Personal loan v/s Gold loan
|Point of difference||Personal loan||Gold loan|
|Loan Tenure||Upto 5 years||Upto 3 years|
|Loan Amount||Upto Rs. 75 Lakhs||5 Crores|
|Credit history||Credit score of 700||No credit history required|
|Lowest Interest rate||9.55%||9.10%|
- Loan amount: Generally a gold loan is offered for a higher amount depending on the value of the gold futures against which a gold loan is taken. You can get up to Rs 5 Crores as a gold loan. On the other hand, a personal loan is offered for lesser value as compared to a gold loan. You can get a personal loan between Rs. 9000 to Rs. 75 Lakhs.
- Interest rates: Personal loans are unsecured loans which do not require any collateral; thus, banks provide loans at a higher rate of interest. This may be because there is a higher risk of turning the borrowers to defaulters. Presently, the lowest interest rate for a personal loan stands at 9.55%. Gold loans, on the other hand, are taken against the security of gold. Banks thus charge a lower rate of interest for a gold loan. Presently, the minimum rate of interest for a gold loan is 9.10%.

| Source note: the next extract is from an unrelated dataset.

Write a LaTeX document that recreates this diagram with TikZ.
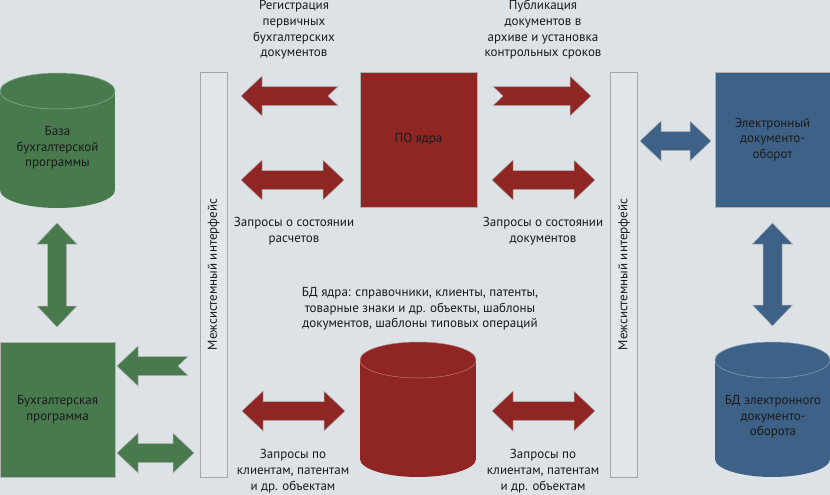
\documentclass[tikz,border=0pt]{standalone}
\usepackage{fontspec}
\setmainfont{PT Sans}
\usetikzlibrary{positioning, calc}
\definecolor{bgc}{HTML}{DDE2E6}
\definecolor{redc}{HTML}{8F2624}
\definecolor{bluec}{HTML}{3E6287}
\definecolor{greenc}{HTML}{487A4E}
\definecolor{txtc}{HTML}{1A1A1A}

\tikzset{
	lbl/.style={align=center, text=txtc, font=\fontsize{13}{15.7}\selectfont, inner sep=0pt},
	blk/.style={draw=black!30, line width=0.5pt},
	box/.style={blk, lbl, minimum width=#1, minimum height=135},
	bar/.style={draw=black!35, line width=0.6pt, fill=bgc!85!white, minimum width=27, minimum height=405},
}

% block arrows: colour, then positions
\newcommand{\hdarr}[4]{\filldraw[blk, fill=#1] (#2,#4) -- (#2+21,#4-20) -- (#2+21,#4-9.5) -- (#3-21,#4-9.5) -- (#3-21,#4-20) -- (#3,#4) -- (#3-21,#4+20) -- (#3-21,#4+9.5) -- (#2+21,#4+9.5) -- (#2+21,#4+20) -- cycle;}
\newcommand{\vdarr}[4]{\filldraw[blk, fill=#1] (#2,#3) -- (#2+20,#3+21) -- (#2+9.5,#3+21) -- (#2+9.5,#4-21) -- (#2+20,#4-21) -- (#2,#4) -- (#2-20,#4-21) -- (#2-9.5,#4-21) -- (#2-9.5,#3+21) -- (#2-20,#3+21) -- cycle;}
\newcommand{\larr}[4]{\filldraw[blk, fill=#1] (#2,#4) -- (#2+21,#4-20) -- (#2+21,#4-9.5) -- (#3,#4-9.5) -- (#3-10,#4) -- (#3,#4+9.5) -- (#2+21,#4+9.5) -- (#2+21,#4+20) -- cycle;}
\newcommand{\rarr}[4]{\filldraw[blk, fill=#1] (#3,#4) -- (#3-21,#4-20) -- (#3-21,#4-9.5) -- (#2,#4-9.5) -- (#2+10,#4) -- (#2,#4+9.5) -- (#3-21,#4+9.5) -- (#3-21,#4+20) -- cycle;}
% cylinder: colour, x left, x right, y top, y bottom
\newcommand{\cyl}[5]{%
	\fill[#1] (#2,#4+18) rectangle (#3,#5-18);
	\fill[#1] ({(#2+#3)/2},#5-18) ellipse [x radius={(#3-#2)/2}, y radius=18];
	\fill[#1] ({(#2+#3)/2},#4+18) ellipse [x radius={(#3-#2)/2}, y radius=18];
	\draw[#1!60!white, line width=0.5pt] ({(#2+#3)/2},#4+18) ellipse [x radius={(#3-#2)/2}, y radius=18];}

\begin{document}
\begin{tikzpicture}[x=1pt, y=-1pt]
	\fill[bgc] (0,0) rectangle (830,495);
	\useasboundingbox (0,0) rectangle (830,495);

	% accounting side
	\cyl{greenc}{0}{115}{73}{208}
	\node[lbl] (base) at (57.5,148) {База\\бухгалтерской\\программы};
	\node[box=115, fill=greenc] (acct) at (57.5,409.5) {Бухгалтерская\\программа};
	\vdarr{greenc}{57}{223}{327}
	\larr{greenc}{117}{188}{366}
	\hdarr{greenc}{117}{194}{453}

	% interface bars
	\node[bar] (ifl) at (213.5,274.5) {};
	\node[lbl, rotate=90] at (ifl) {Межсистемный интерфейс};
	\node[bar] (ifr) at (624,274.5) {};
	\node[lbl, rotate=90] at (ifr) {Межсистемный интерфейс};

	% core
	\node[box=117, fill=redc] (core) at (418.5,139.5) {ПО ядра};
	\cyl{redc}{360}{476}{342}{477}
	\node[lbl] (coredb) at (420,309) {БД ядра: справочники, клиенты, патенты,\\товарные знаки и др. объекты, шаблоны\\документов, шаблоны типовых операций};
	\larr{redc}{241}{338}{96}
	\rarr{redc}{493}{591}{96}
	\hdarr{redc}{241}{344}{180}
	\hdarr{redc}{492}{595}{180}
	\hdarr{redc}{242}{345}{411}
	\hdarr{redc}{492}{595}{411}
	\node[lbl] (reg) at (294,30) {Регистрация\\первичных\\бухгалтерских\\документов};
	\node[lbl] (pub) at (543,30) {Публикация\\документов в\\архиве и установка\\контрольных сроков};
	\node[lbl] (qcalc) at (294,231) {Запросы о состоянии\\расчетов};
	\node[lbl] (qdoc) at (543,231) {Запросы о состоянии\\документов};
	\node[lbl] (qobjl) at (293,471) {Запросы по\\клиентам, патентам\\и др. объектам};
	\node[lbl] (qobjr) at (543,471) {Запросы по\\клиентам, патентам\\и др. объектам};

	% document flow side
	\node[box=115, fill=bluec] (edo) at (772.5,139.5) {Электронный\\документо-\\оборот};
	\hdarr{bluec}{640}{711}{141}
	\vdarr{bluec}{772.5}{223}{326}
	\cyl{bluec}{715}{830}{342}{477}
	\node[lbl] (edodb) at (773,417) {БД электронного\\документо-\\оборота};
\end{tikzpicture}
\end{document}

- Credit history: To take a gold loan, you don’t require any credit history or furnishing of details such as repaying other debts or loans. However, in case of a personal loan, a credit score of 700 or above is required to avail the loan. Banks provide loans based on income level, repayment capacity and debt-income ratio. Thus, a personal loan takes more time for disbursal in terms of fulfilling the eligibility criteria.

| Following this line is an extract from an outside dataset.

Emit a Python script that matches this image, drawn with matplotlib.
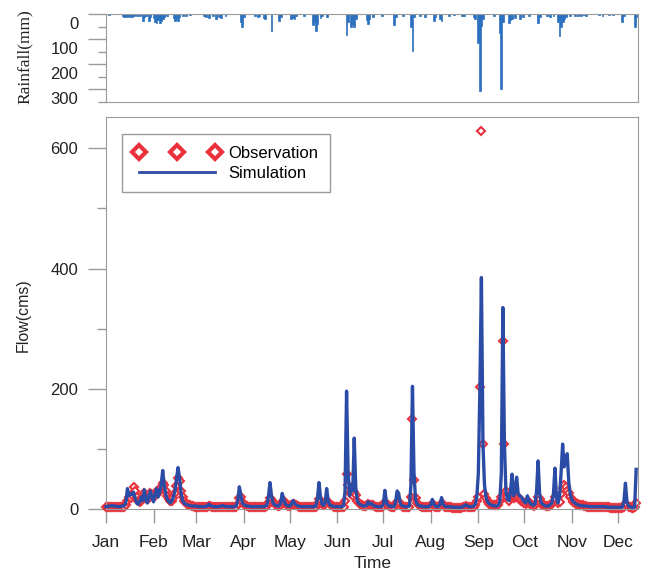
import numpy as np
import matplotlib
matplotlib.use("Agg")
import matplotlib.pyplot as plt
import matplotlib.transforms as mtransforms

# daily simulated flow (cms), one list per month, day 0 = Jan 1
sim_jan = [4,4,5,5,6,5,5,4,4,4,5,5,6,12,34,22,26,24,28,18,10,8,12,20,14,32,16,10,22,30,18]
sim_feb = [12,24,34,20,28,40,64,40,24,16,12,10,14,20,30,50,69,52,26,14,10,8,7,6,6,5,5,5]
sim_mar = [5,4,4,4,4,4,4,5,8,6,5,4,4,4,4,4,5,6,5,4,4,4,4,4,4,4,5,14,37,24,10]
sim_apr = [7,6,5,5,4,4,4,4,4,4,4,4,4,4,5,6,20,44,22,10,7,6,5,5,10,26,16,8,6,5]
sim_may = [5,8,14,10,7,5,5,4,4,4,4,4,4,4,4,4,4,5,18,44,20,8,6,10,34,14,7,5,5,4,4]
sim_jun = [4,4,4,4,5,30,196,60,22,40,30,118,36,14,9,7,6,5,5,6,12,8,10,7,5,5,4,4,4,4]
sim_jul = [8,31,12,6,5,5,4,4,12,30,26,10,6,5,4,4,4,5,40,204,60,16,8,6,5,5,4,4,4,4,4]
sim_aug = [8,16,8,5,4,4,8,19,8,5,4,4,4,4,3,3,3,3,3,3,3,4,6,7,5,4,4,4,5,8,20]
sim_sep = [60,200,385,110,40,20,12,9,7,6,6,5,5,6,12,60,335,110,30,16,14,30,58,22,30,53,25,22,20,16]
sim_oct = [12,10,22,14,9,7,6,8,30,80,25,10,8,6,5,5,5,8,10,25,68,18,10,20,60,108,70,80,92,45,25]
sim_nov = [16,12,10,8,7,6,6,5,5,5,5,4,4,4,4,4,4,4,4,4,4,4,4,3,3,3,3,3,3,3]
sim_dec = [3,3,3,3,12,43,12,5,4,3,3,3,66]

# daily observed flow (cms)
obs_jan = [3,3,3,4,4,4,4,3,3,3,3,4,4,6,14,20,18,24,36,30,20,14,12,14,16,26,22,16,18,26,24]
obs_feb = [20,26,30,26,30,36,44,40,30,22,16,14,14,18,26,38,52,47,30,20,14,10,8,7,6,5,5,4]
obs_mar = [4,4,3,3,3,3,3,4,5,5,4,3,3,3,3,3,3,4,4,3,3,3,3,3,3,3,4,8,18,20,12]
obs_apr = [8,6,5,4,4,3,3,3,3,3,3,3,3,3,4,5,10,18,16,12,8,6,5,5,7,12,14,10,7,5]
obs_may = [5,6,9,9,7,5,4,4,3,3,3,3,3,3,3,3,3,4,8,16,14,9,7,8,14,12,8,6,5,4,4]
obs_jun = [3,3,3,3,4,14,59,40,27,25,22,29,24,14,10,8,6,5,5,5,8,7,7,6,5,4,4,3,3,3]
obs_jul = [5,12,9,6,5,4,4,3,7,12,12,8,5,4,3,3,3,4,20,149,49,19,10,7,5,4,4,3,3,3,3]
obs_aug = [4,8,6,4,3,3,5,10,6,4,3,3,3,3,2,2,2,2,2,2,2,3,4,5,4,3,3,3,4,6,14]
obs_sep = [20,203,628,108,25,18,12,9,8,7,6,6,6,7,14,20,279,108,30,20,14,18,24,18,20,22,18,16,14,12]
obs_oct = [10,9,12,12,8,6,5,6,10,20,16,9,7,6,5,5,5,6,8,12,20,16,10,12,25,35,40,36,30,26,20]
obs_nov = [16,12,10,9,8,7,6,6,5,5,4,4,4,4,3,3,3,3,3,3,3,3,3,3,3,2,2,2,2,2]
obs_dec = [2,2,2,2,4,8,6,4,3,2,2,3,10]

# rainfall (mm) on rainy days
rain_day = [2,11,12,13,14,15,16,17,18,20,22,24,25,26,28,29,31,32,33,34,35,36,37,38,40,
            44,45,46,47,48,50,52,55,64,65,67,70,72,74,75,78,88,89,90,97,99,100,103,104,
            108,113,114,121,122,123,124,129,135,136,137,138,140,141,144,157,158,160,161,
            162,163,170,171,172,174,180,188,189,194,199,200,201,205,208,214,215,218,219,
            224,227,232,233,234,240,241,243,244,245,246,253,257,258,259,263,264,265,267,
            270,272,276,282,283,288,290,292,295,296,297,298,299,300,303,306,308,310,312,
            313,322,324,328,331,337,338,345,346]
rain_mm = [4,8,10,12,6,13,8,10,6,9,8,27,10,6,27,12,14,30,35,22,37,26,18,12,8,
           14,27,20,27,10,6,8,5,8,10,14,8,20,12,16,6,30,53,12,6,10,8,14,20,
           67,27,10,18,14,21,8,6,44,30,67,40,14,6,10,84,30,50,40,
           50,20,24,40,20,10,6,44,10,8,53,148,10,6,10,27,10,20,27,
           6,4,8,8,6,10,20,117,306,48,20,6,77,300,30,37,24,20,14,
           20,10,6,37,10,6,10,8,30,88,50,30,20,10,8,6,8,6,5,
           6,5,6,5,4,30,8,50,10]

months = ["Jan", "Feb", "Mar", "Apr", "May", "Jun", "Jul", "Aug", "Sep", "Oct", "Nov", "Dec"]
month_start = [0, 31, 59, 90, 120, 151, 181, 212, 243, 273, 304, 334]

sim = np.array(sim_jan + sim_feb + sim_mar + sim_apr + sim_may + sim_jun +
               sim_jul + sim_aug + sim_sep + sim_oct + sim_nov + sim_dec, dtype=float)
obs = np.array(obs_jan + obs_feb + obs_mar + obs_apr + obs_may + obs_jun +
               obs_jul + obs_aug + obs_sep + obs_oct + obs_nov + obs_dec, dtype=float)
days = np.arange(len(sim))

plt.rcParams['font.family'] = ['Liberation Sans', 'DejaVu Sans']
spine_col = "#9a9a9a"
blue = "#2b4ca6"
red = "#e8323c"
rain_col = "#2a70be"
txt = "#222222"

fig = plt.figure(figsize=(6.56, 5.72), dpi=100)
ax_r = fig.add_axes([0.1616, 0.8217, 0.8105, 0.1538])
ax = fig.add_axes([0.1616, 0.1101, 0.8105, 0.6853])

# rainfall panel (bars hang from the top)
ax_r.bar(rain_day, rain_mm, width=1.2, color=rain_col, edgecolor=rain_col, linewidth=0.5)
ax_r.set_xlim(0, 347)
ax_r.set_ylim(350, 0)
ax_r.set_yticks([0, 100, 200, 300])
ax_r.set_yticks([50, 150, 250, 350], minor=True)
ax_r.set_xticks([])
ax_r.tick_params(axis='y', which='major', length=13, width=1, color=spine_col,
                 labelsize=12, pad=7, labelcolor=txt)
ax_r.tick_params(axis='y', which='minor', length=6, width=1, color=spine_col)
offset = mtransforms.ScaledTranslation(0, -0.09, fig.dpi_scale_trans)
for lab in ax_r.get_yticklabels():
    lab.set_transform(lab.get_transform() + offset)
for s in ax_r.spines.values():
    s.set_color(spine_col)

# flow panel
ax.plot(days, obs, linestyle='none', marker='D', markersize=3.6, markerfacecolor='white',
        markeredgecolor=red, markeredgewidth=1.5, clip_on=False, zorder=2, label="Observation")
ax.plot(days, sim, color=blue, linewidth=2.4, clip_on=False, zorder=3, label="Simulation")
ax.set_xlim(0, 347)
ax.set_ylim(0, 652)
ax.set_yticks([0, 200, 400, 600])
ax.set_yticks([100, 300, 500], minor=True)
ax.set_xticks(month_start)
ax.set_xticklabels(months)
ax.tick_params(axis='y', which='major', length=13, width=1, color=spine_col,
               labelsize=12, pad=7, labelcolor=txt)
ax.tick_params(axis='y', which='minor', length=6.5, width=1, color=spine_col)
ax.tick_params(axis='x', which='major', length=10, width=1, color=spine_col,
               labelsize=12.5, pad=9, labelcolor=txt)
for s in ax.spines.values():
    s.set_color(spine_col)

leg = ax.legend(loc='upper left', bbox_to_anchor=(0.030, 0.957), borderaxespad=0,
                numpoints=3, fontsize=12, handlelength=5.2,
                handletextpad=0.5, labelspacing=0.3, fancybox=False,
                edgecolor=spine_col, framealpha=1, borderpad=0.7)
leg.get_frame().set_linewidth(1)
h_obs = leg.legend_handles[0]
h_obs.set_markersize(7)
h_obs.set_markeredgewidth(3)
leg.legend_handles[1].set_linewidth(2)

fig.text(25 / 656, 1 - 57 / 572, "Rainfall(mm)", rotation=90, ha='center', va='center',
         fontsize=12.5, family='Liberation Serif', color=txt)
fig.text(23 / 656, 1 - 315 / 572, "Flow(cms)", rotation=90, ha='center', va='center',
         fontsize=11.5, color=txt)
fig.text(373 / 656, 1 - 563 / 572, "Time", ha='center', va='center',
         fontsize=12.5, color=txt)

fig.savefig("out.png", dpi=100)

- Loan tenure: A gold loan is a short term loan which can be for a day and can range for 1 day to 36 months. On the other hand, the loan tenure of a personal loan is higher and ranges between 12 months to 60 months.
- Repayment options: A gold loan provides more flexible modes of repayment than any other loan. You can repay the gold loan using methods such as:
- Bullet repayment scheme: Using this mode of repayment, you can pay the entire outstanding amount at the end of the maturity period.
- EMI scheme: You can also repay the gold loan by paying the monthly instalments of the loan.
- A gold loan can be repaid by paying the interest of the loan during the tenure of the loan, and another outstanding amount is paid at the end of the maturity period.
- Asset risk: In case of a gold loan, there is a risk of liquidation of a gold asset in case you fail to repay the loan amount. However, there is no such asset risk in a personal loan.
Thus, while a personal loan ultimately depends on the profile of the borrower; income level, repayment capacity and credit history. A gold loan can be taken if you don’t have a good credit score or income level.